**REQUIRED WORK**
Please write out the lines of the data exactly, beginning with the first and ending with the line containing "kul_ecosystems, avg_summer, avg_autumn]"; leave the pictures behind.

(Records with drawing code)
= = =

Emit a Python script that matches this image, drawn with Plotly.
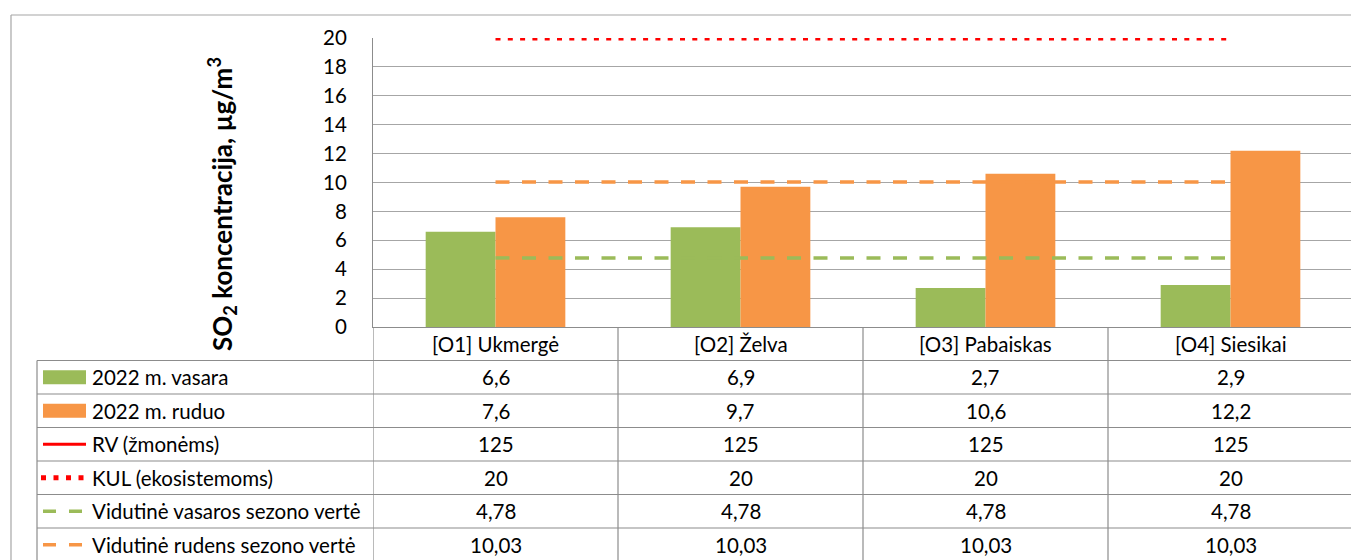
import plotly.graph_objects as go

# ---------------- data ----------------
categories = ["[O1] Ukmergė", "[O2] Želva", "[O3] Pabaiskas", "[O4] Siesikai"]
series_names = [
    "2022 m. vasara",
    "2022 m. ruduo",
    "RV (žmonėms)",
    "KUL (ekosistemoms)",
    "Vidutinė vasaros sezono vertė",
    "Vidutinė rudens sezono vertė",
]
summer_2022 = [6.6, 6.9, 2.7, 2.9]
autumn_2022 = [7.6, 9.7, 10.6, 12.2]
rv_people = [125, 125, 125, 125]
kul_ecosystems = [20, 20, 20, 20]
avg_summer = [4.78, 4.78, 4.78, 4.78]
avg_autumn = [10.03, 10.03, 10.03, 10.03]
y_ticks = [0, 2, 4, 6, 8, 10, 12, 14, 16, 18, 20]
y_title = "SO<sub>2</sub> koncentracija, µg/m<sup>3</sup>"

all_series = [summer_2022, autumn_2022, rv_people, kul_ecosystems, avg_summer, avg_autumn]

# ---------------- styling ----------------
OFF = 8  # page body margin in the browser
W, H = 1359 - OFF, 560 - OFF
L, T = 373 - OFF, 38 - OFF
B = H - (327 - OFF)
R = W - (1353 - OFF)
PW, PH = W - L - R, H - T - B
FONT = "Lato"
FS = 20.5
GREEN = "#9BBB59"
ORANGE = "#F79646"
RED = "#FF0000"
GRID = "#A6A6A6"
BORDER = "#8C8C8C"
TXT = "#000000"


def px(xp):
    """page pixel x -> paper x"""
    return (xp - OFF - L) / PW


def py(yp):
    """page pixel y -> paper y"""
    return (H - B - (yp - OFF)) / PH


def fmt(v):
    return f"{v:g}".replace(".", ",")


fig = go.Figure()
fig.add_trace(go.Bar(x=categories, y=summer_2022, name=series_names[0],
                     marker=dict(color=GREEN, line=dict(width=0))))
fig.add_trace(go.Bar(x=categories, y=autumn_2022, name=series_names[1],
                     marker=dict(color=ORANGE, line=dict(width=0))))
fig.add_trace(go.Scatter(x=categories, y=rv_people, mode="lines", name=series_names[2],
                         line=dict(color=RED, width=3)))
fig.add_trace(go.Scatter(x=categories, y=kul_ecosystems, mode="lines", name=series_names[3],
                         line=dict(color=RED, width=5, dash="5px,7.3px"), cliponaxis=False))
fig.add_trace(go.Scatter(x=categories, y=avg_summer, mode="lines", name=series_names[4],
                         line=dict(color=GREEN, width=3.5, dash="14px,12.5px")))
fig.add_trace(go.Scatter(x=categories, y=avg_autumn, mode="lines", name=series_names[5],
                         line=dict(color=ORANGE, width=3.5, dash="14px,12.5px")))

shapes = []
annotations = []

# outer chart border
shapes.append(dict(type="line", xref="paper", yref="paper", x0=px(11), x1=px(1365),
                   y0=py(15), y1=py(15), line=dict(color=GRID, width=1.2)))
shapes.append(dict(type="line", xref="paper", yref="paper", x0=px(11), x1=px(11),
                   y0=py(15), y1=py(570), line=dict(color=GRID, width=1.2)))

# data table grid
row_top = 360.5
row_h = 33.5
n_rows = len(series_names)
table_bottom = row_top + row_h * n_rows
for i in range(n_rows + 1):
    yy = row_top + row_h * i
    shapes.append(dict(type="line", xref="paper", yref="paper", x0=px(37), x1=px(1353),
                       y0=py(yy), y1=py(yy), line=dict(color=BORDER, width=1.2)))
shapes.append(dict(type="line", xref="paper", yref="paper", x0=px(37), x1=px(37),
                   y0=py(row_top), y1=py(table_bottom), line=dict(color=BORDER, width=1.2)))
for k in range(len(categories) + 1):
    shapes.append(dict(type="line", xref="x", yref="paper", x0=k - 0.5, x1=k - 0.5,
                       y0=0, y1=py(table_bottom), line=dict(color=BORDER, width=1.2)))

# header row: category names
for c in categories:
    annotations.append(dict(x=c, xref="x", y=py(344), yref="paper", text=c, showarrow=False,
                            xanchor="center", yanchor="middle",
                            font=dict(family=FONT, size=FS, color=TXT)))


def yc_of(i):
    return row_top + row_h * (i + 0.5)


# value rows
for i, (name, vals) in enumerate(zip(series_names, all_series)):
    yc = yc_of(i)
    annotations.append(dict(x=px(90), xref="paper", y=py(yc), yref="paper", text=name,
                            showarrow=False, xanchor="left", yanchor="middle",
                            font=dict(family=FONT, size=FS, color=TXT)))
    for c, v in zip(categories, vals):
        annotations.append(dict(x=c, xref="x", y=py(yc), yref="paper", text=fmt(v),
                                showarrow=False, xanchor="center", yanchor="middle",
                                font=dict(family=FONT, size=FS, color=TXT)))

# legend keys
for i, col in [(0, GREEN), (1, ORANGE)]:
    shapes.append(dict(type="rect", xref="paper", yref="paper", x0=px(43), x1=px(86),
                       y0=py(yc_of(i) - 7), y1=py(yc_of(i) + 7), fillcolor=col, line=dict(width=0)))
shapes.append(dict(type="line", xref="paper", yref="paper", x0=px(43), x1=px(86),
                   y0=py(yc_of(2)), y1=py(yc_of(2)), line=dict(color=RED, width=3)))
shapes.append(dict(type="line", xref="paper", yref="paper", x0=px(41), x1=px(86),
                   y0=py(yc_of(3)), y1=py(yc_of(3)), line=dict(color=RED, width=5, dash="5px,7.5px")))
for i, col in [(4, GREEN), (5, ORANGE)]:
    shapes.append(dict(type="line", xref="paper", yref="paper", x0=px(43), x1=px(83),
                       y0=py(yc_of(i)), y1=py(yc_of(i)), line=dict(color=col, width=3.5, dash="13px,13px")))

# y-axis title
annotations.append(dict(x=px(222), xref="paper", y=py(204), yref="paper", text=y_title,
                        textangle=-90, showarrow=False, xanchor="center", yanchor="middle",
                        font=dict(family=FONT, size=26, color=TXT, weight="bold")))

fig.update_layout(
    width=W, height=H,
    margin=dict(l=L, r=R, t=T, b=B, autoexpand=False),
    paper_bgcolor="white", plot_bgcolor="white",
    barmode="group", bargap=0.43, bargroupgap=0,
    showlegend=False,
    shapes=shapes, annotations=annotations,
    xaxis=dict(type="category", range=[-0.5, 3.5], showticklabels=False, ticks="",
               showgrid=False, showline=True, linecolor=BORDER, linewidth=1.2, zeroline=False,
               automargin=False, fixedrange=True),
    yaxis=dict(range=[0, 20], tickvals=y_ticks, ticktext=[str(t) for t in y_ticks],
               showgrid=True, gridcolor=GRID, gridwidth=1.2, showline=True, linecolor=BORDER,
               linewidth=1.2, zeroline=False, ticks="", ticklabelstandoff=21,
               tickfont=dict(family=FONT, size=FS, color=TXT), automargin=False, fixedrange=True),
)

fig.write_html("out.html")
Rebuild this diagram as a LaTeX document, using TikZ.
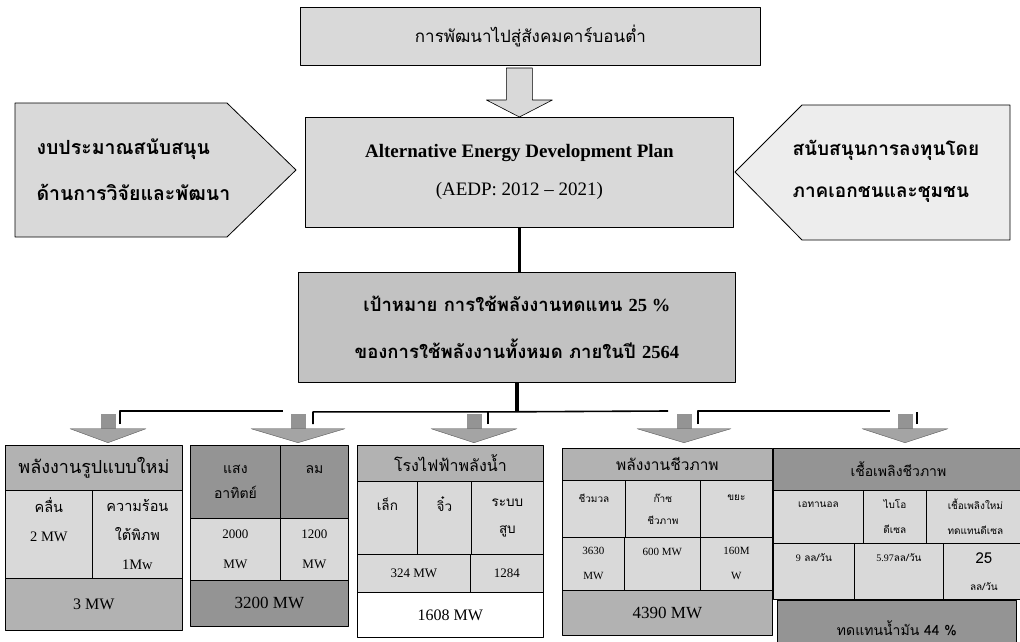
\documentclass[tikz,border=0pt]{standalone}
\usepackage{fontspec}
\setmainfont{Liberation Serif}
\newfontfamily\thaifont[Script=Thai]{Loma}
\usetikzlibrary{positioning,calc}
\definecolor{paleshade}{gray}{0.93}
\definecolor{lightshade}{gray}{0.85}
\definecolor{goalshade}{gray}{0.76}
\definecolor{midshade}{gray}{0.70}
\definecolor{darkshade}{gray}{0.58}
\newcommand\thaisize[2]{\thaifont\fontsize{#1}{#2}\selectfont}
\begin{document}
\begin{tikzpicture}[x=1pt, y=-1pt, line join=round, >=stealth, font=\thaifont,
	box/.style={draw, line width=0.8pt, inner sep=0pt, anchor=north west, align=center},
	shaft/.style={fill=darkshade, minimum size=15pt, inner sep=0pt},
	chevron/.style={fill=darkshade!85, draw=darkshade!60!black, line width=0.4pt},
	trunk/.style={line width=3.5pt},
	bus/.style={line width=1.6pt}]
	\useasboundingbox (0,0) rectangle (1020,642);
	% top part
	\node[box, fill=lightshade, minimum width=460pt, minimum height=58pt, font=\thaisize{17}{20}] (lowcarbon) at (300,7) {การพัฒนาไปสู่สังคมคาร์บอนต่ำ};
	\node[box, fill=lightshade, minimum width=428pt, minimum height=110pt, font=\rmfamily\fontsize{19}{38}\selectfont] (aedp) at (305,117) {\textbf{Alternative Energy Development Plan}\\(AEDP: 2012 -- 2021)};
	\node[box, fill=goalshade, minimum width=437pt, minimum height=110pt, font=\thaisize{18.5}{47}\bfseries] (goal) at (298,272) {เป้าหมาย การใช้พลังงานทดแทน {\rmfamily 25 \%}\\ของการใช้พลังงานทั้งหมด ภายในปี {\rmfamily 2564}};
	\draw[fill=lightshade, line width=0.8pt] (15,103) -- (227,103) -- (296,170) -- (227,237) -- (15,237) -- cycle;
	\node[anchor=west, align=left, font=\thaisize{19.5}{46}\bfseries] (budget) at (33,170) {งบประมาณสนับสนุน\\ด้านการวิจัยและพัฒนา};
	\draw[fill=paleshade, line width=0.8pt] (1010,105) -- (802,105) -- (735,172) -- (802,240) -- (1010,240) -- cycle;
	\node[anchor=west, align=left, font=\thaisize{19}{42}\bfseries] (invest) at (789,171) {สนับสนุนการลงทุนโดย\\ภาคเอกชนและชุมชน};
	% hollow arrow
	\draw[fill=lightshade, line width=0.6pt] ($(aedp.north)+(-13,-49)$) -- ++(26,0) -- ++(0,32) -- ++(20,0) -- (aedp.north) -- ++(-33,-17) -- ++(20,0) -- cycle;
	\draw[trunk] (aedp.south) -- (aedp.south |- goal.north);
	% bus to the five groups
	\coordinate (bus) at ($(goal.south)+(0,29)$);
	\draw[trunk] (goal.south) -- (bus);
	\foreach \name/\x in {t1/120,t2/313,t3/488,t4/698,t5/917} \coordinate (\name) at (\x,424);
	\coordinate (e1) at (283,411); \coordinate (e4) at (668,411); \coordinate (e5) at (890,411);
	\draw[bus] (t1) |- (e1);
	\draw[bus] (t2) |- (bus) -- (e4);
	\draw[bus] (t3) -- (t3 |- bus);
	\draw[bus] (t4) |- (e5);
	\draw[bus] (t5) -- (t5 |- bus);
	\foreach \i/\x/\w in {1/108/38,2/298/47,3/474/43,4/684/47,5/905/43}{
		\node[shaft] (shaft\i) at (\x,421) {};
		\draw[chevron] ($(shaft\i.south)+(-\w,0)$) -- ($(shaft\i.south)+(\w,0)$) -- ($(shaft\i.south)+(0,14)$) -- cycle;
	}
	% new energy
	\node[box, fill=midshade, minimum width=177pt, minimum height=45pt, font=\thaisize{18}{20}] (newtitle) at (5,445) {พลังงานรูปแบบใหม่};
	\node[box, fill=lightshade, minimum width=87pt, minimum height=88pt, font=\thaisize{14.5}{29}] (wave) at (5,490) {คลื่น\\{\rmfamily 2 MW}\\~};
	\node[box, fill=lightshade, minimum width=90pt, minimum height=88pt, font=\thaisize{14.5}{29}] (geo) at (92,490) {ความร้อน\\ใต้พิภพ\\{\rmfamily 1Mw}};
	\node[box, fill=midshade, minimum width=177pt, minimum height=52pt, font=\rmfamily\fontsize{16}{18}\selectfont] (newtotal) at (5,578) {3 MW};
	% sun and wind
	\node[box, fill=darkshade, minimum width=90pt, minimum height=73pt, font=\thaisize{14}{25}] (sun) at (190,445) {แสง\\อาทิตย์};
	\node[box, fill=darkshade, minimum width=68pt, minimum height=73pt, font=\thaisize{14}{25}] (wind) at (280,445) {ลม\\~};
	\node[box, fill=lightshade, minimum width=90pt, minimum height=62pt, font=\rmfamily\fontsize{13}{30}\selectfont] (sunmw) at (190,518) {2000\\MW};
	\node[box, fill=lightshade, minimum width=68pt, minimum height=62pt, font=\rmfamily\fontsize{13}{30}\selectfont] (windmw) at (280,518) {1200\\MW};
	\node[box, fill=darkshade, minimum width=158pt, minimum height=46pt, font=\rmfamily\fontsize{17}{20}\selectfont] (sunwindtotal) at (190,580) {3200 MW};
	% hydro
	\node[box, fill=midshade, minimum width=186pt, minimum height=36pt, font=\thaisize{16}{18}] (hydrotitle) at (357,445) {โรงไฟฟ้าพลังน้ำ};
	\node[box, fill=lightshade, minimum width=60pt, minimum height=73pt, font=\thaisize{13.5}{27}] (small) at (357,481) {เล็ก\\~};
	\node[box, fill=lightshade, minimum width=54pt, minimum height=73pt, font=\thaisize{13.5}{27}] (mini) at (417,481) {จิ๋ว\\~};
	\node[box, fill=lightshade, minimum width=72pt, minimum height=73pt, font=\thaisize{13.5}{27}] (pump) at (471,481) {ระบบ\\สูบ};
	\node[box, fill=lightshade, minimum width=113pt, minimum height=38pt, font=\rmfamily\fontsize{13}{16}\selectfont] (smallmw) at (357,554) {324 MW};
	\node[box, fill=lightshade, minimum width=73pt, minimum height=38pt, font=\rmfamily\fontsize{13}{16}\selectfont] (pumpmw) at (470,554) {1284};
	\node[box, fill=white, minimum width=186pt, minimum height=45pt, font=\rmfamily\fontsize{16}{18}\selectfont] (hydrototal) at (357,592) {1608 MW};
	% biomass
	\node[box, fill=midshade, minimum width=210pt, minimum height=32pt, font=\thaisize{15.5}{18}] (biotitle) at (562,448) {พลังงานชีวภาพ};
	\node[box, fill=lightshade, minimum width=63pt, minimum height=57pt, font=\thaisize{10}{22}] (mass) at (562,480) {ชีวมวล\\~};
	\node[box, fill=lightshade, minimum width=75pt, minimum height=57pt, font=\thaisize{10}{22}] (gas) at (625,480) {ก๊าซ\\ชีวภาพ};
	\node[box, fill=lightshade, minimum width=72pt, minimum height=57pt, font=\thaisize{10}{22}] (waste) at (700,480) {ขยะ\\~};
	\node[box, fill=lightshade, minimum width=62pt, minimum height=53pt, font=\rmfamily\fontsize{11}{25}\selectfont] (massmw) at (562,537) {3630\\MW};
	\node[box, fill=lightshade, minimum width=76pt, minimum height=53pt, font=\rmfamily\fontsize{11}{25}\selectfont] (gasmw) at (624,537) {600 MW\\~};
	\node[box, fill=lightshade, minimum width=72pt, minimum height=53pt, font=\rmfamily\fontsize{11}{25}\selectfont] (wastemw) at (700,537) {160M\\W};
	\node[box, fill=midshade, minimum width=210pt, minimum height=45pt, font=\rmfamily\fontsize{17}{20}\selectfont] (biototal) at (562,590) {4390 MW};
	% biofuel
	\node[box, fill=darkshade, minimum width=250pt, minimum height=42pt, font=\thaisize{14}{18}] (fueltitle) at (773,448) {เชื้อเพลิงชีวภาพ};
	\node[box, fill=lightshade, minimum width=90pt, minimum height=53pt, font=\thaisize{10}{25}] (ethanol) at (773,490) {เอทานอล\\~};
	\node[box, fill=lightshade, minimum width=63pt, minimum height=53pt, font=\thaisize{10}{25}] (biodiesel) at (863,490) {ไบโอ\\ดีเซล};
	\node[box, fill=lightshade, minimum width=98pt, minimum height=53pt, font=\thaisize{10}{25}] (newfuel) at (926,490) {เชื้อเพลิงใหม่\\ทดแทนดีเซล};
	\node[box, fill=lightshade, minimum width=81pt, minimum height=56pt, font=\thaisize{10}{27}] (ethanolv) at (773,543) {{\rmfamily 9} ลล/วัน\\~};
	\node[box, fill=lightshade, minimum width=89pt, minimum height=56pt, font=\thaisize{10}{27}] (biodieselv) at (854,543) {{\rmfamily 5.97}ลล/วัน\\~};
	\node[box, fill=lightshade, minimum width=81pt, minimum height=56pt, font=\thaisize{10}{27}] (newfuelv) at (943,543) {{\fontsize{15}{18}\selectfont 25}\\ลล/วัน};
	\node[box, fill=darkshade, minimum width=239pt, minimum height=56pt, font=\thaisize{14}{18}] (fueltotal) at (777,600) {ทดแทนน้ำมัน 44 \%};
\end{tikzpicture}
\end{document}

= = =

**TASK OUTPUT**
Emit a Python script that matches this image, drawn with Plotly.
import plotly.graph_objects as go

# ---------------- data ----------------
categories = ["[O1] Ukmergė", "[O2] Želva", "[O3] Pabaiskas", "[O4] Siesikai"]
series_names = [
    "2022 m. vasara",
    "2022 m. ruduo",
    "RV (žmonėms)",
    "KUL (ekosistemoms)",
    "Vidutinė vasaros sezono vertė",
    "Vidutinė rudens sezono vertė",
]
summer_2022 = [6.6, 6.9, 2.7, 2.9]
autumn_2022 = [7.6, 9.7, 10.6, 12.2]
rv_people = [125, 125, 125, 125]
kul_ecosystems = [20, 20, 20, 20]
avg_summer = [4.78, 4.78, 4.78, 4.78]
avg_autumn = [10.03, 10.03, 10.03, 10.03]
y_ticks = [0, 2, 4, 6, 8, 10, 12, 14, 16, 18, 20]
y_title = "SO<sub>2</sub> koncentracija, µg/m<sup>3</sup>"

all_series = [summer_2022, autumn_2022, rv_people, kul_ecosystems, avg_summer, avg_autumn]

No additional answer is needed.